A Lower Bucks County native who has lived in Germantown for the past 19 years, O'Donnell previously worked with countless children in poverty-stricken schools, shelters, mental health facilities and residential facilities through The Coffeehouse Project, a mobile literacy classroom she founded in the early 1990s.

She published hundreds of literary magazines written and edited by abused and abandoned youth, mostly teenagers in placement through the DHS system.

“Most of the kids I worked with were deeply well-defended against learning and did not feel safe writing at all, let alone writing about their own experiences and points of view. But once they understood that they really were allowed to write about whatever they wanted, using any language they wanted, they jumped right in, often writing about things they had never disclosed before. Bearing witness to that honesty, vulnerability and courage was a privilege. It inspired me to be a more honest, vulnerable and courageous person myself and to never take anything for granted...

“Many of my students suffered from untreated post-traumatic stress, and they were eager to learn healthy tools for managing the tsunamis of nervous-system alarms they experienced throughout the day. Ages ago, I developed an idea that the kids loved to use when they needed to shift perspective: think about your life here as a temporary vacation on Earth, and experience this moment as if you were a tourist or perhaps a curious alien.

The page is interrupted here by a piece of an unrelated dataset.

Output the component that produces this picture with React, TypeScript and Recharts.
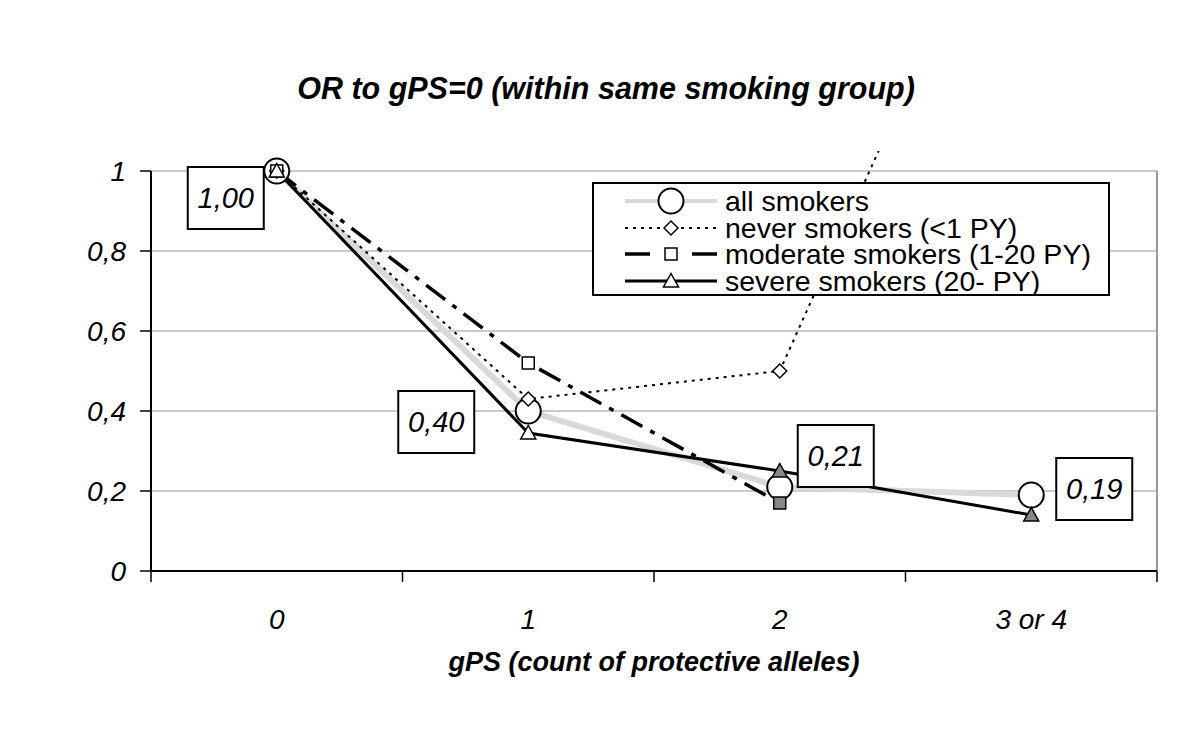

“When you think about your life as a vacation, a time to feel peaceful, non-judgmental and open to new experiences, everyday objects such as broken crack vials on the playground become curious artifacts, and challenging moments become fascinating learning experiences instead of overwhelming catastrophes.

“When my son, Kieran, was born in 2006, I created a series of small mindfulness books for him using the analogies I had developed for my students, but the vacation book was by far his favorite. Other parents asked for computer printed copies for their own babies and toddlers, and now, 12 years later, I still have friends and neighbors requesting these books, particularly “Your Vacation on Planet Earth,” so that they can gift these books to families with newborns. The owners of The Nesting House fell in love with the whole series last year and asked for exclusivity for the first run of all of the books.”

“Vacation on Planet Earth,” published in February of this year, is really for adults to read to the babies and toddlers in their lives, “to welcome them to the planet and help them to enjoy their trip.”

When O'Donnell was growing up, people were constantly asking her (as I did) if Sunshine was her real name! “I was not a big fan of the name Sunshine; it never felt like it fit until I started The Coffeehouse Project. I told the kids they could just call me Sunshine, but they insisted on calling me ‘Miss Sunshine,’ and I wound up loving it. Being Miss Sunshine was such a joy.”

O'Donnell is not the only member of her family who is improving the world. Her husband, Casey O'Donnell, provides housing and treatment for homeless veterans in Philly through Impact Services in Kensington. And their son, Kieran, is “an incredible musician, math whiz and budding social justice warrior who published his first poem in a literary magazine this year.”